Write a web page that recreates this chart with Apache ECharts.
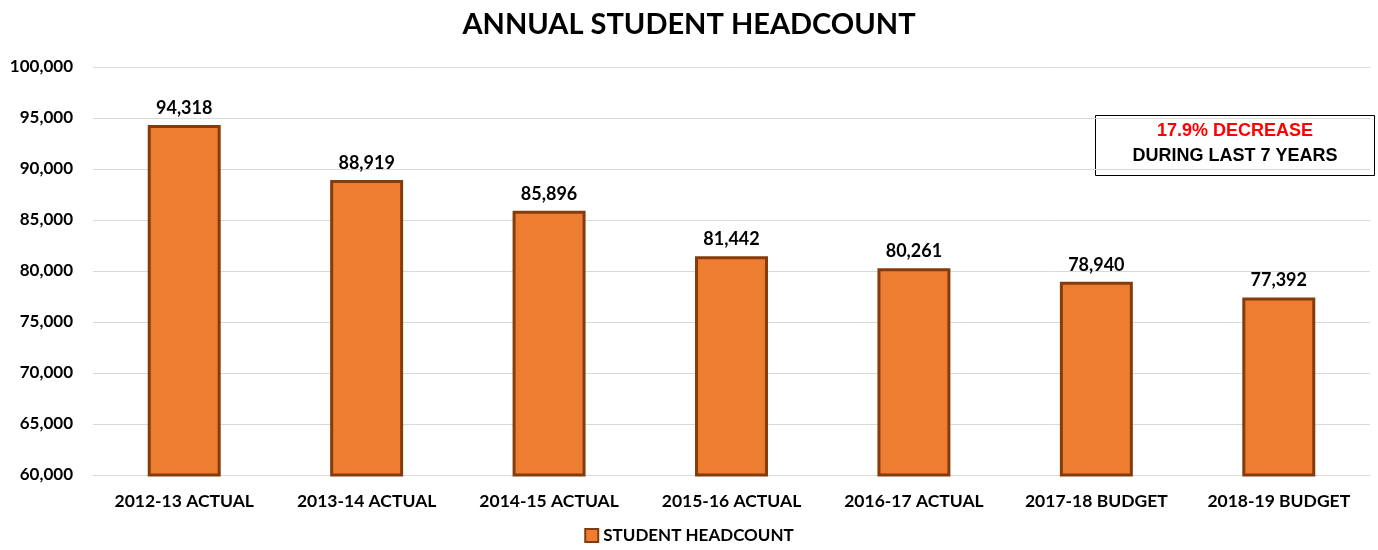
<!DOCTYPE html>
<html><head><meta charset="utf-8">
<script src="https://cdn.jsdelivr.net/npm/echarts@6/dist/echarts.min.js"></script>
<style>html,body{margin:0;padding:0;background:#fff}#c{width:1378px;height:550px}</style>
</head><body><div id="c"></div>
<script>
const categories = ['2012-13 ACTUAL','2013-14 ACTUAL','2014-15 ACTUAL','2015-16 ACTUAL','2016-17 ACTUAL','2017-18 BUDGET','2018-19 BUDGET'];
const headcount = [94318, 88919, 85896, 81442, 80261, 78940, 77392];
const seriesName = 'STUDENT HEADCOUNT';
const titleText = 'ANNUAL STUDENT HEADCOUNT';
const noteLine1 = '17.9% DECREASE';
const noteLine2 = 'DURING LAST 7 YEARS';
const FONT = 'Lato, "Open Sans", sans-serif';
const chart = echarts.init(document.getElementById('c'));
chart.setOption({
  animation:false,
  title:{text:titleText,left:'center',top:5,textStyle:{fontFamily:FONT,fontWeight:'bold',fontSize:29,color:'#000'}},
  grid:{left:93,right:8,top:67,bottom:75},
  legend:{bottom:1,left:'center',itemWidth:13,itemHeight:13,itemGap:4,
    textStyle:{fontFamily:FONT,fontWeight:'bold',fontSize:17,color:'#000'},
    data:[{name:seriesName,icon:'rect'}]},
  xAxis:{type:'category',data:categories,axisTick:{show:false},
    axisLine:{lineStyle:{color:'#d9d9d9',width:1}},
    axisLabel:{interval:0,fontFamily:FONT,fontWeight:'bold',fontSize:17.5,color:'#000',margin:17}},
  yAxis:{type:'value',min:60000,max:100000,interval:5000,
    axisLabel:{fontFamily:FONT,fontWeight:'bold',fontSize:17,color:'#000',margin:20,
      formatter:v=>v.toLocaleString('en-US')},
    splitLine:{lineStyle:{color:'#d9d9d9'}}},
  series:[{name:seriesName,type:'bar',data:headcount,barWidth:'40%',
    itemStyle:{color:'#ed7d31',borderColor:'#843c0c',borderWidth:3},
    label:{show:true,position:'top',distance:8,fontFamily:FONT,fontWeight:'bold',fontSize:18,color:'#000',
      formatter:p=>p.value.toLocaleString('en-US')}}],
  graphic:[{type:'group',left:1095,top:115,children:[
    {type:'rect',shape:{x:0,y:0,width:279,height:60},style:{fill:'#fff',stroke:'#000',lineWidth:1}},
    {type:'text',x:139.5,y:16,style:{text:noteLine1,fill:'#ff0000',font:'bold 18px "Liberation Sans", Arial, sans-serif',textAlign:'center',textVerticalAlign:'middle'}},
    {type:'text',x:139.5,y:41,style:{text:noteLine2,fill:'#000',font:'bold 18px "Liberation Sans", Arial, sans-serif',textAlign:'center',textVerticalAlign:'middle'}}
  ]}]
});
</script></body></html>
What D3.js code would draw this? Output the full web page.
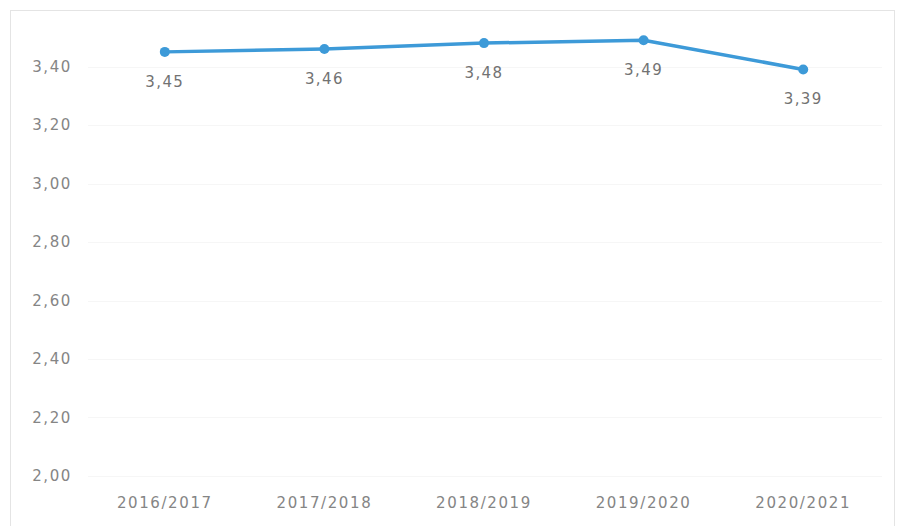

▸ SHORT EXERCISE:
Pictures appear in the records above. Output everything except them, exactly.

▸ COMPLETED TASK:
Write a web page that recreates this chart with Apache ECharts.
<!DOCTYPE html>
<html><head><meta charset="utf-8">
<script src="https://cdn.jsdelivr.net/npm/echarts@6/dist/echarts.min.js"></script>
<style>html,body{margin:0;padding:0;background:#fff}#c{width:1378px;height:550px}</style>
</head><body><div id="c"></div>
<script>
const categories = ['2012-13 ACTUAL','2013-14 ACTUAL','2014-15 ACTUAL','2015-16 ACTUAL','2016-17 ACTUAL','2017-18 BUDGET','2018-19 BUDGET'];
const headcount = [94318, 88919, 85896, 81442, 80261, 78940, 77392];
const seriesName = 'STUDENT HEADCOUNT';
const titleText = 'ANNUAL STUDENT HEADCOUNT';
const noteLine1 = '17.9% DECREASE';
const noteLine2 = 'DURING LAST 7 YEARS';
const FONT = 'Lato, "Open Sans", sans-serif';
const chart = echarts.init(document.getElementById('c'));
chart.setOption({
  animation:false,
  title:{text:titleText,left:'center',top:5,textStyle:{fontFamily:FONT,fontWeight:'bold',fontSize:29,color:'#000'}},
  grid:{left:93,right:8,top:67,bottom:75},
  legend:{bottom:1,left:'center',itemWidth:13,itemHeight:13,itemGap:4,
    textStyle:{fontFamily:FONT,fontWeight:'bold',fontSize:17,color:'#000'},
    data:[{name:seriesName,icon:'rect'}]},
  xAxis:{type:'category',data:categories,axisTick:{show:false},
    axisLine:{lineStyle:{color:'#d9d9d9',width:1}},
    axisLabel:{interval:0,fontFamily:FONT,fontWeight:'bold',fontSize:17.5,color:'#000',margin:17}},
  yAxis:{type:'value',min:60000,max:100000,interval:5000,
    axisLabel:{fontFamily:FONT,fontWeight:'bold',fontSize:17,color:'#000',margin:20,
      formatter:v=>v.toLocaleString('en-US')},
    splitLine:{lineStyle:{color:'#d9d9d9'}}},
  series:[{name:seriesName,type:'bar',data:headcount,barWidth:'40%',
    itemStyle:{color:'#ed7d31',borderColor:'#843c0c',borderWidth:3},
    label:{show:true,position:'top',distance:8,fontFamily:FONT,fontWeight:'bold',fontSize:18,color:'#000',
      formatter:p=>p.value.toLocaleString('en-US')}}],
  graphic:[{type:'group',left:1095,top:115,children:[
    {type:'rect',shape:{x:0,y:0,width:279,height:60},style:{fill:'#fff',stroke:'#000',lineWidth:1}},
    {type:'text',x:139.5,y:16,style:{text:noteLine1,fill:'#ff0000',font:'bold 18px "Liberation Sans", Arial, sans-serif',textAlign:'center',textVerticalAlign:'middle'}},
    {type:'text',x:139.5,y:41,style:{text:noteLine2,fill:'#000',font:'bold 18px "Liberation Sans", Arial, sans-serif',textAlign:'center',textVerticalAlign:'middle'}}
  ]}]
});
</script></body></html>
What D3.js code would draw this? Output the full web page.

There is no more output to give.